* CHALLENGE *
Give an exact copy of every line, leaving images out.

+-------+

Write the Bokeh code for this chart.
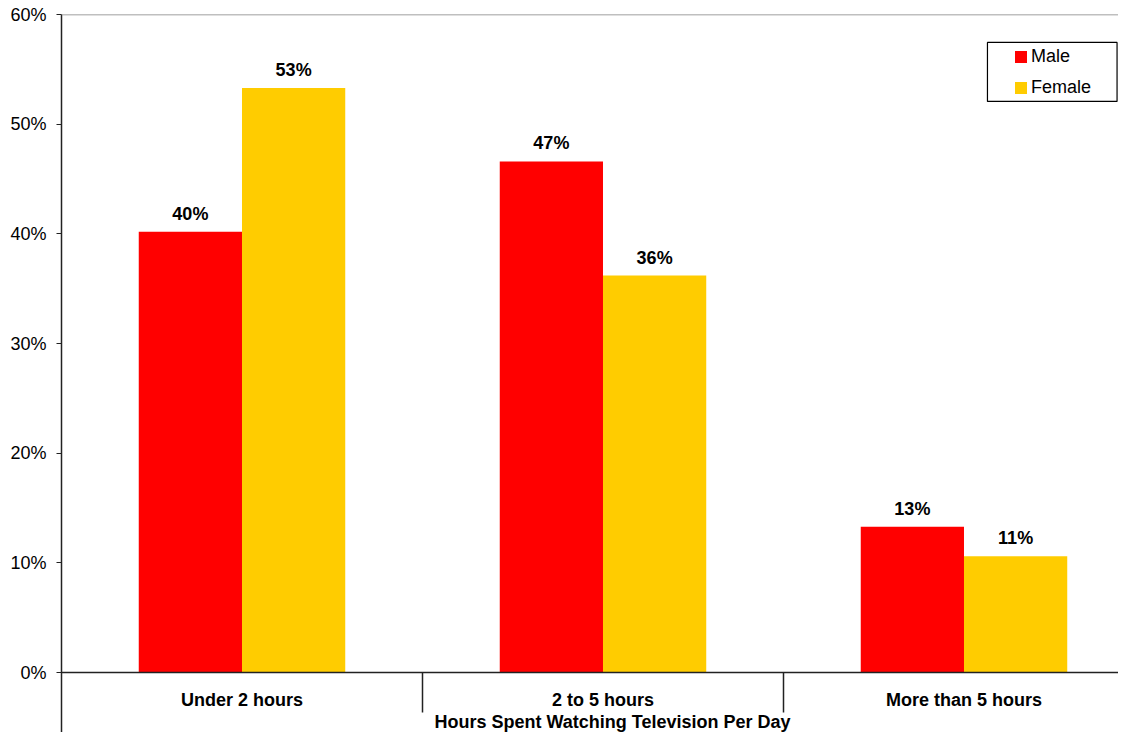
from bokeh.plotting import figure
from bokeh.models import (Range1d, LinearAxis, FixedTicker, PrintfTickFormatter,
                          Span, BoxAnnotation, ColumnDataSource, Label)
from bokeh.core.properties import value
from bokeh.embed import file_html
from bokeh.resources import INLINE

# ---- data ----
categories = ["Under 2 hours", "2 to 5 hours", "More than 5 hours"]
series = ["Male", "Female"]
male = [40.2, 46.6, 13.3]
female = [53.3, 36.2, 10.6]
y_ticks = [0, 10, 20, 30, 40, 50, 60]
colors = ["#FF0000", "#FFCC00"]
x_title = "Hours Spent Watching Television Per Day"

FONT = "Liberation Sans"
BAR_W = 0.286
AXIS_COLOR = "#222222"

centers = [i + 0.5 for i in range(len(categories))]
male_x = [c - BAR_W / 2 for c in centers]
female_x = [c + BAR_W / 2 for c in centers]

p = figure(width=1118, height=732,
           x_range=Range1d(0, 2.928), y_range=Range1d(-5.47, 60),
           x_axis_location=None, y_axis_location="left",
           output_backend="svg", toolbar_location=None,
           min_border_left=61, min_border_right=0,
           min_border_top=14, min_border_bottom=0)
p.outline_line_color = None
p.background_fill_color = "white"
for g in p.grid:
    g.visible = False

# bars
p.vbar(x=male_x, top=male, bottom=0, width=BAR_W, fill_color=colors[0],
       line_color=None, legend_label=series[0])
p.vbar(x=female_x, top=female, bottom=0, width=BAR_W, fill_color=colors[1],
       line_color=None, legend_label=series[1])

# data labels
lab_src = ColumnDataSource(dict(
    x=male_x + female_x,
    y=male + female,
    t=[f"{round(v)}%" for v in male + female],
))
p.text(x="x", y="y", text="t", source=lab_src, y_offset=-18,
       text_align="center", text_baseline="alphabetic",
       text_font=value(FONT), text_font_style="bold",
       text_font_size="18px", text_color="black")

# top border of plot area
p.add_layout(Span(location=60, dimension="width", line_color="#808080",
                  line_width=1.5))

# y axis
ya = p.yaxis[0]
ya.ticker = FixedTicker(ticks=y_ticks)
ya.formatter = PrintfTickFormatter(format="%d%%")
ya.axis_line_color = AXIS_COLOR
ya.axis_line_width = 1.5
ya.major_tick_line_color = AXIS_COLOR
ya.major_tick_out = 5
ya.major_tick_in = 0
ya.minor_tick_line_color = None
ya.major_label_standoff = 10
ya.major_label_text_font = FONT
ya.major_label_text_font_size = "18px"
ya.major_label_text_color = "black"

# x axis: line + separators between categories
sep_axis = LinearAxis(ticker=FixedTicker(ticks=[1, 2]), fixed_location=0,
                      major_label_overrides={1: "", 2: ""},
                      axis_line_color=AXIS_COLOR, axis_line_width=1.5,
                      major_tick_line_color=AXIS_COLOR, major_tick_line_width=1.5,
                      major_tick_out=40, major_tick_in=0,
                      minor_tick_line_color=None)
p.add_layout(sep_axis, "below")

# x axis: category labels
cat_axis = LinearAxis(ticker=FixedTicker(ticks=centers), fixed_location=0,
                      major_label_overrides={c: n for c, n in zip(centers, categories)},
                      axis_line_color=None, major_tick_line_color=None,
                      minor_tick_line_color=None,
                      major_tick_out=0, major_tick_in=0,
                      major_label_standoff=17,
                      major_label_text_font=FONT, major_label_text_font_style="bold",
                      major_label_text_font_size="18px", major_label_text_color="black")
p.add_layout(cat_axis, "below")

# x axis title
p.add_layout(Label(x=551, y=11, x_units="screen", y_units="screen", text=x_title,
                   text_align="center", text_baseline="alphabetic",
                   text_font=FONT, text_font_style="bold",
                   text_font_size="18px", text_color="black"))

# legend
leg = p.legend[0]
leg.location = (952, 634)
leg.padding = 0
leg.margin = 0
leg.spacing = 10
leg.glyph_width = 15
leg.glyph_height = 15
leg.label_height = 20
leg.label_standoff = 3
leg.border_line_color = None
leg.background_fill_alpha = 0
leg.label_text_font = FONT
leg.label_text_font_size = "18px"
leg.label_text_color = "black"

# legend frame
p.add_layout(BoxAnnotation(left=2.565, right=2.924, top=57.45, bottom=52.07,
                           fill_alpha=0, line_color="black", line_alpha=1,
                           line_width=1.2))

with open("out.html", "w") as f:
    f.write(file_html(p, INLINE))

+-------+

* RESULT BELOW *
Write the Bokeh code for this chart.
from bokeh.plotting import figure
from bokeh.models import (Range1d, LinearAxis, FixedTicker, PrintfTickFormatter,
                          Span, BoxAnnotation, ColumnDataSource, Label)
from bokeh.core.properties import value
from bokeh.embed import file_html
from bokeh.resources import INLINE

# ---- data ----
categories = ["Under 2 hours", "2 to 5 hours", "More than 5 hours"]
series = ["Male", "Female"]
male = [40.2, 46.6, 13.3]
female = [53.3, 36.2, 10.6]
y_ticks = [0, 10, 20, 30, 40, 50, 60]
colors = ["#FF0000", "#FFCC00"]
x_title = "Hours Spent Watching Television Per Day"

FONT = "Liberation Sans"
BAR_W = 0.286
AXIS_COLOR = "#222222"

centers = [i + 0.5 for i in range(len(categories))]
male_x = [c - BAR_W / 2 for c in centers]
female_x = [c + BAR_W / 2 for c in centers]

p = figure(width=1118, height=732,
           x_range=Range1d(0, 2.928), y_range=Range1d(-5.47, 60),
           x_axis_location=None, y_axis_location="left",
           output_backend="svg", toolbar_location=None,
           min_border_left=61, min_border_right=0,
           min_border_top=14, min_border_bottom=0)
p.outline_line_color = None
p.background_fill_color = "white"
for g in p.grid:
    g.visible = False

# bars
p.vbar(x=male_x, top=male, bottom=0, width=BAR_W, fill_color=colors[0],
       line_color=None, legend_label=series[0])
p.vbar(x=female_x, top=female, bottom=0, width=BAR_W, fill_color=colors[1],
       line_color=None, legend_label=series[1])

# data labels
lab_src = ColumnDataSource(dict(
    x=male_x + female_x,
    y=male + female,
    t=[f"{round(v)}%" for v in male + female],
))
p.text(x="x", y="y", text="t", source=lab_src, y_offset=-18,
       text_align="center", text_baseline="alphabetic",
       text_font=value(FONT), text_font_style="bold",
       text_font_size="18px", text_color="black")

# top border of plot area
p.add_layout(Span(location=60, dimension="width", line_color="#808080",
                  line_width=1.5))

# y axis
ya = p.yaxis[0]
ya.ticker = FixedTicker(ticks=y_ticks)
ya.formatter = PrintfTickFormatter(format="%d%%")
ya.axis_line_color = AXIS_COLOR
ya.axis_line_width = 1.5
ya.major_tick_line_color = AXIS_COLOR
ya.major_tick_out = 5
ya.major_tick_in = 0
ya.minor_tick_line_color = None
ya.major_label_standoff = 10
ya.major_label_text_font = FONT
ya.major_label_text_font_size = "18px"
ya.major_label_text_color = "black"

# x axis: line + separators between categories
sep_axis = LinearAxis(ticker=FixedTicker(ticks=[1, 2]), fixed_location=0,
                      major_label_overrides={1: "", 2: ""},
                      axis_line_color=AXIS_COLOR, axis_line_width=1.5,
                      major_tick_line_color=AXIS_COLOR, major_tick_line_width=1.5,
                      major_tick_out=40, major_tick_in=0,
                      minor_tick_line_color=None)
p.add_layout(sep_axis, "below")

# x axis: category labels
cat_axis = LinearAxis(ticker=FixedTicker(ticks=centers), fixed_location=0,
                      major_label_overrides={c: n for c, n in zip(centers, categories)},
                      axis_line_color=None, major_tick_line_color=None,
                      minor_tick_line_color=None,
                      major_tick_out=0, major_tick_in=0,
                      major_label_standoff=17,
                      major_label_text_font=FONT, major_label_text_font_style="bold",
                      major_label_text_font_size="18px", major_label_text_color="black")
p.add_layout(cat_axis, "below")

# x axis title
p.add_layout(Label(x=551, y=11, x_units="screen", y_units="screen", text=x_title,
                   text_align="center", text_baseline="alphabetic",
                   text_font=FONT, text_font_style="bold",
                   text_font_size="18px", text_color="black"))

# legend
leg = p.legend[0]
leg.location = (952, 634)
leg.padding = 0
leg.margin = 0
leg.spacing = 10
leg.glyph_width = 15
leg.glyph_height = 15
leg.label_height = 20
leg.label_standoff = 3
leg.border_line_color = None
leg.background_fill_alpha = 0
leg.label_text_font = FONT
leg.label_text_font_size = "18px"
leg.label_text_color = "black"

# legend frame
p.add_layout(BoxAnnotation(left=2.565, right=2.924, top=57.45, bottom=52.07,
                           fill_alpha=0, line_color="black", line_alpha=1,
                           line_width=1.2))

with open("out.html", "w") as f:
    f.write(file_html(p, INLINE))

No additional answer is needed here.